On average, the adult citizens hailing from these countries are the wealthiest in the world.
These countries recorded the highest wealth per capita in 2019, according to the data of Credit Suisse from their recently published Global Wealth Report.
For the measurement of wealth, gross assets were considered. Moreover, two metrics were used for the computation: the mean and the median wealth per capita.
The mean (or average) wealth per capita is sensitive to extreme values. The presence of an exceptionally high or low value of gross assets will pull the value of a country’s wealth per adult towards its direction. Consequently, multiple extreme values can distort this measure.
Meanwhile, the median wealth per capita is less sensitive to such values. This makes it more reliable in seeing the real central value of a country’s wealth per adult. However, the downside of the median is precision, something the mean can offer since it uses more information for its computation.
Given these pros and cons, the use of these metrics in conjunction is a better way of gaining insights on how wealth is distributed in a country instead of just looking at them individually.
For both metrics, Switzerland has the wealthiest adults, with a mean wealth per adult of USD 564,653 and a median wealth per adult of USD 227, 891.
In terms of the mean wealth per adult, Hong Kong comes in second place (USD 489, 260). However, it is only in third place if the median wealth per adult is considered (USD 146, 890).
This means that in Hong Kong, there are a lot of adults belonging to the high-income bracket which led to the spike of its mean wealth value.
However, this also means that the distribution of wealth in Hong Kong is skewed, implying that the average adult is not really as rich as the mean figure would suggest.

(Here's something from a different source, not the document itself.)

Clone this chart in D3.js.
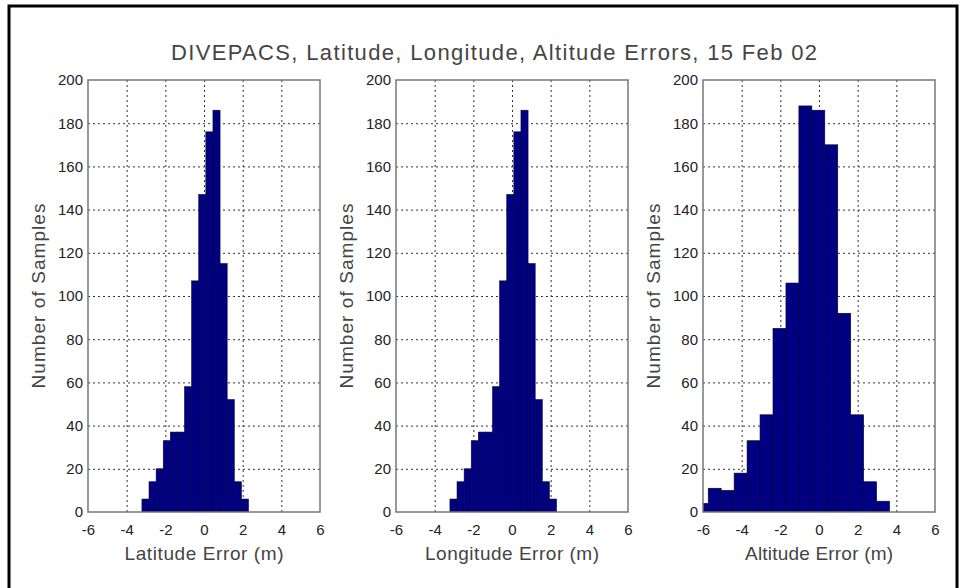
<!DOCTYPE html>
<html>
<head>
<meta charset="utf-8">
<script src="https://cdn.jsdelivr.net/npm/d3@7"></script>
<style>
  body { margin: 0; background: #fff; }
  svg { display: block; }
  text { font-family: "Liberation Sans", Arial, sans-serif; fill: #222; }
</style>
</head>
<body>
<div id="chart"></div>
<script>
// histogram counts, 15 bins each
const latCounts = [6, 14, 20, 33, 37, 37, 58, 107, 147, 176, 186, 115, 52, 14, 6];
const latRange = [-3.21, 2.30];
const lonCounts = [6, 14, 20, 33, 37, 37, 58, 107, 147, 176, 186, 115, 52, 14, 6];
const lonRange = [-3.21, 2.30];
const altCounts = [4, 11, 10, 18, 33, 45, 85, 106, 188, 186, 170, 92, 45, 14, 5];
const altRange = [-6.40, 3.65];

const xTicks = [-6, -4, -2, 0, 2, 4, 6];
const yTicks = [0, 20, 40, 60, 80, 100, 120, 140, 160, 180, 200];
const xLabels = ['Latitude Error (m)', 'Longitude Error (m)', 'Altitude Error (m)'];
const yLabel = 'Number of Samples';
const title = 'DIVEPACS, Latitude, Longitude, Altitude Errors, 15 Feb 02';

const width = 963;
const height = 588;

const panelLeft = [88, 396, 703];
const plotTop = 80;
const pw = 232;
const ph = 432;

const svg = d3.select('#chart')
  .append('svg')
  .attr('width', width)
  .attr('height', height);

// outer frame (top, left, right)
svg.append('path')
  .attr('d', `M9,${height} V6 H957 V${height}`)
  .attr('fill', 'none')
  .attr('stroke', '#000')
  .attr('stroke-width', 3);

svg.append('text')
  .attr('x', 171)
  .attr('y', 60)
  .attr('textLength', 646)
  .style('font-size', '22px')
  .style('fill', '#444')
  .text(title);

const panels = [
  { counts: latCounts, range: latRange },
  { counts: lonCounts, range: lonRange },
  { counts: altCounts, range: altRange }
];

panels.forEach((p, i) => {
  const left = panelLeft[i];
  const x = d3.scaleLinear().domain([-6, 6]).range([left, left + pw]);
  const y = d3.scaleLinear().domain([0, 200]).range([plotTop + ph, plotTop]);

  const g = svg.append('g');

  svg.append('clipPath')
    .attr('id', 'clip' + i)
    .append('rect')
    .attr('x', left).attr('y', plotTop)
    .attr('width', pw).attr('height', ph);

  // dotted grid
  g.append('g')
    .attr('transform', `translate(0,${plotTop + ph})`)
    .call(d3.axisBottom(x).tickValues(xTicks.slice(1, -1)).tickSize(-ph).tickFormat(''))
    .call(a => a.select('.domain').remove())
    .selectAll('line')
    .attr('stroke', '#333')
    .attr('stroke-dasharray', '2,3');

  g.append('g')
    .attr('transform', `translate(${left},0)`)
    .call(d3.axisLeft(y).tickValues(yTicks.slice(1, -1)).tickSize(-pw).tickFormat(''))
    .call(a => a.select('.domain').remove())
    .selectAll('line')
    .attr('stroke', '#333')
    .attr('stroke-dasharray', '2,3');

  // bars
  const bw = (p.range[1] - p.range[0]) / p.counts.length;
  const bins = p.counts.map((c, k) => ({ x0: p.range[0] + k * bw, x1: p.range[0] + (k + 1) * bw, n: c }));

  g.append('g')
    .attr('clip-path', `url(#clip${i})`)
    .selectAll('rect')
    .data(bins)
    .enter().append('rect')
      .attr('x', d => x(d.x0))
      .attr('y', d => y(d.n))
      .attr('width', d => x(d.x1) - x(d.x0))
      .attr('height', d => y(0) - y(d.n))
      .attr('fill', '#000080')
      .attr('stroke', '#00003a')
      .attr('stroke-width', 0.6);

  // box
  g.append('rect')
    .attr('x', left).attr('y', plotTop)
    .attr('width', pw).attr('height', ph)
    .attr('fill', 'none')
    .attr('stroke', '#777')
    .attr('stroke-width', 1.5);

  // tick labels (plain hyphen minus like the original)
  const xa = g.append('g')
    .attr('transform', `translate(0,${plotTop + ph})`)
    .call(d3.axisBottom(x).tickValues(xTicks).tickSize(0).tickPadding(12).tickFormat(d => String(d)));
  xa.select('.domain').remove();
  xa.selectAll('text').style('font-size', '15px').style('font-family', null).attr('fill', '#333');

  const ya = g.append('g')
    .attr('transform', `translate(${left},0)`)
    .call(d3.axisLeft(y).tickValues(yTicks).tickSize(0).tickPadding(5));
  ya.select('.domain').remove();
  ya.selectAll('text').style('font-size', '15px').style('font-family', null).attr('fill', '#333');

  g.append('text')
    .attr('x', left + pw / 2)
    .attr('y', 560)
    .attr('text-anchor', 'middle')
    .attr('textLength', [159, 174, 148][i])
    .style('font-size', '19px')
    .style('fill', '#444')
    .text(xLabels[i]);

  g.append('text')
    .attr('transform', `translate(${left - 43},${plotTop + ph / 2}) rotate(-90)`)
    .attr('text-anchor', 'middle')
    .attr('textLength', 185)
    .style('font-size', '19px')
    .style('fill', '#444')
    .text(yLabel);
});
</script>
</body>
</html>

This is reflected in the comparatively low median value.
However in terms of the median wealth per adult, Australia is in second place (USD 181, 361). The country only ranks fourth in terms of the mean wealth per adult (USD 386, 058).
This means that there are proportionally less adults in the top tier of the wealth pyramid in Australia. This also means that wealth is more evenly distributed among adults in the country compared to Hong Kong.
From the map below, it can be seen that the concentration of wealthy adults is in North America, Europe, and Oceania. Meanwhile, the least wealthy adults are located in Africa.
Globally, the wealth per adult reached USD 70,850 in 2019, a record-setting figure. This follows an increasing trend which began in 2008, around the time following the global financial crisis.
In terms of the distribution of wealth, the top 1% of all the adults in the world collectively own 44% of global wealth. While according to Credit Suisse the inequality has been experiencing a downward trend in recent years, this is still an undeniable disparity in wealth.